Craft your job so it better suits your strengths, skills and aspirations.

All of us, whether we are aware of it or not, engage in the process of job crafting.  Job crafting is when you tinker with your role in ways to make it more rewarding and satisfying, and more reflective of your strengths.  For example you might change the order in which you undertake some tasks to do more of bits that you find enjoyable, or you might arrange things so you spend more time with customers who inspire you, or you might put more effort into an area you are particularly good at doing.

I remember being a young office worker and volunteering to do all the running around for other people in the office because I enjoyed getting out from behind my desk.

When you take the time to intentionally investigate it most roles can be crafted much more than we think.  Professor Amy Wrzesniewski is the key researcher in the field of job crafting identifying three key ways people can craft their jobs so their work better aligns with their motivations, strengths, skills and career aspirations. 

Task Crafting in when people alter the boundaries of their job.  This might look like adjustments to the type of and number of tasks undertaken, expanding or diminishing the scope of tasks, or altering the way tasks are performed.

Relational Crafting is when people change the relationships they have at work.  It is about looking closely at the people you interact with and the nature of those interactions.

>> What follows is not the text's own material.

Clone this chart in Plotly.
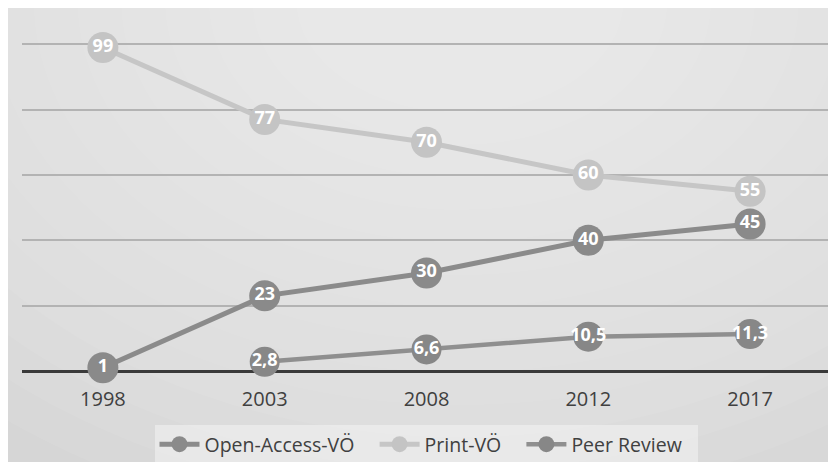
import plotly.graph_objects as go

years = ["1998", "2003", "2008", "2012", "2017"]
open_access = [1, 23, 30, 40, 45]
print_vo = [99, 77, 70, 60, 55]
peer_years = ["2003", "2008", "2012", "2017"]
peer_review = [2.8, 6.6, 10.5, 11.3]

def lab(v):
    return (f"{v:g}").replace(".", ",")

# page body has an 8px margin, so the figure is sized to the visible area
W, H = 828, 454
ML, MR, MT, MB = 14, 5, 33, 91
PW, PH = W - ML - MR, H - MT - MB
OFF = 8  # body margin offset (screen px -> figure px)

def px2x(p):
    return (p - OFF - ML) / PW

def px2y(p):
    return (H - MB - (p - OFF)) / PH

fig = go.Figure()

label_font = dict(family="Open Sans", size=18, color="white", weight="bold")

fig.add_trace(go.Scatter(
    x=years, y=open_access, name="Open-Access-VÖ\u00a0\u00a0\u00a0", mode="lines+markers+text",
    line=dict(color="#8b8b8b", width=5),
    marker=dict(size=31, color="#8a8a8a"),
    text=[lab(v) for v in open_access], textposition="middle center",
    textfont=label_font, cliponaxis=False))

fig.add_trace(go.Scatter(
    x=years, y=print_vo, name="Print-VÖ\u00a0\u00a0\u00a0", mode="lines+markers+text",
    line=dict(color="#c6c6c6", width=5),
    marker=dict(size=31, color="#c4c4c4"),
    text=[lab(v) for v in print_vo], textposition="middle center",
    textfont=label_font, cliponaxis=False))

fig.add_trace(go.Scatter(
    x=peer_years, y=peer_review, name="Peer Review\u00a0\u00a0", mode="lines+markers+text",
    line=dict(color="#8f8f8f", width=4.5),
    marker=dict(size=30, color="#878787"),
    text=[lab(v) for v in peer_review], textposition="middle center",
    textfont=label_font, cliponaxis=False))

shapes = []
# soft radial light from the top centre
cx, cy = 460, 0
for k in range(16):
    f = 1 - k / 16
    rx, ry = 120 + 700 * f, 80 + 520 * f
    shapes.append(dict(type="circle", xref="paper", yref="paper", layer="below",
                       x0=px2x(cx - rx), x1=px2x(cx + rx),
                       y0=px2y(cy + ry), y1=px2y(cy - ry),
                       fillcolor="rgba(255,255,255,0.06)", line=dict(width=0)))

fig.update_layout(
    width=W, height=H,
    margin=dict(l=ML, r=MR, t=MT, b=MB, autoexpand=False),
    paper_bgcolor="#d2d2d2", plot_bgcolor="rgba(0,0,0,0)",
    font=dict(family="Open Sans", color="#404040"),
    shapes=shapes,
    showlegend=True,
    legend=dict(orientation="h", x=(426 - OFF) / W, xanchor="center", xref="container",
                y=1 - (425 - OFF) / H, yanchor="top", yref="container",
                bgcolor="rgba(245,245,245,0.5)", font=dict(size=19.5, color="#404040"),
                itemwidth=40, tracegroupgap=0),
    xaxis=dict(type="category", categoryorder="array", categoryarray=years,
               range=[-0.5, 4.5], showgrid=False, zeroline=False,
               showline=False, ticks="outside", ticklen=10, tickcolor="rgba(0,0,0,0)",
               tickfont=dict(size=20, color="#404040")),
    yaxis=dict(range=[0, 101], tickvals=[0, 20, 40, 60, 80, 100], showticklabels=False,
               showgrid=True, gridcolor="#b3b3b3", gridwidth=1.5, zeroline=True,
               zerolinecolor="#3a3a3a", zerolinewidth=2.5),
)

fig.write_html("out.html")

Cognitive Crafting is altering they way work is perceived, and consequently how you talk about and think about your tasks.  Often it involves looking at the job as a collective whole rather than a set of separate tasks. 

Bringing intentionality to crafting your job you allow your employer to get the best of you and you get to have the best of the job.

Job crafting does require a bit of effort to get started, but once you get going there are countless ways to make the small adjustments that will see you flourish.  Create some new methods for doing things, volunteer to do things you will enjoy, help others in tasks you have an interest, spend time with people doing work that inspires you, get out and talk more with customers, see the meaning behind the work you do (even if you are a small cog), focus on having more impact.

Here are some questions to help:

  • What areas of your wok could use an overhaul in the ways they are done?
  • How could you change the scope of the tasks you do?
  • What new things could you do?
  • What old things could you stop doing (people may not even notice)?
  • What tasks can you give preference to that particularly suit the skills you want to develop?
  • What might make the tasks you do more enjoyable?
  • Are there unproductive tasks you could reimagine?
  • How does what you do add to the overall success of the organisation?
  • What could you do to ensure people missed you if you didn’t show up?
  • Who would really value your help?
  • In what ways can you link your work to your own personal values?
  • What is the bigger purpose of the work you are connected to?
  • Who is doing things you might like to find out more about?
  • Who (colleagues, customers, suppliers, people in other areas) could you get to know a bit better at work?
  • Could you mentor anyone, or be mentored?
  • Who has similar skills, interests, and outlooks to you?

Every role benefits from a little intentional job crafting every now and then so you don’t fall into ruts and routines.  Intentionally crafting your role is in fact necessary for opening up the edges of your current role that prepare you for how you want your career to develop.  Have fun playing with what is possible.

As always wishing you a flourishing career.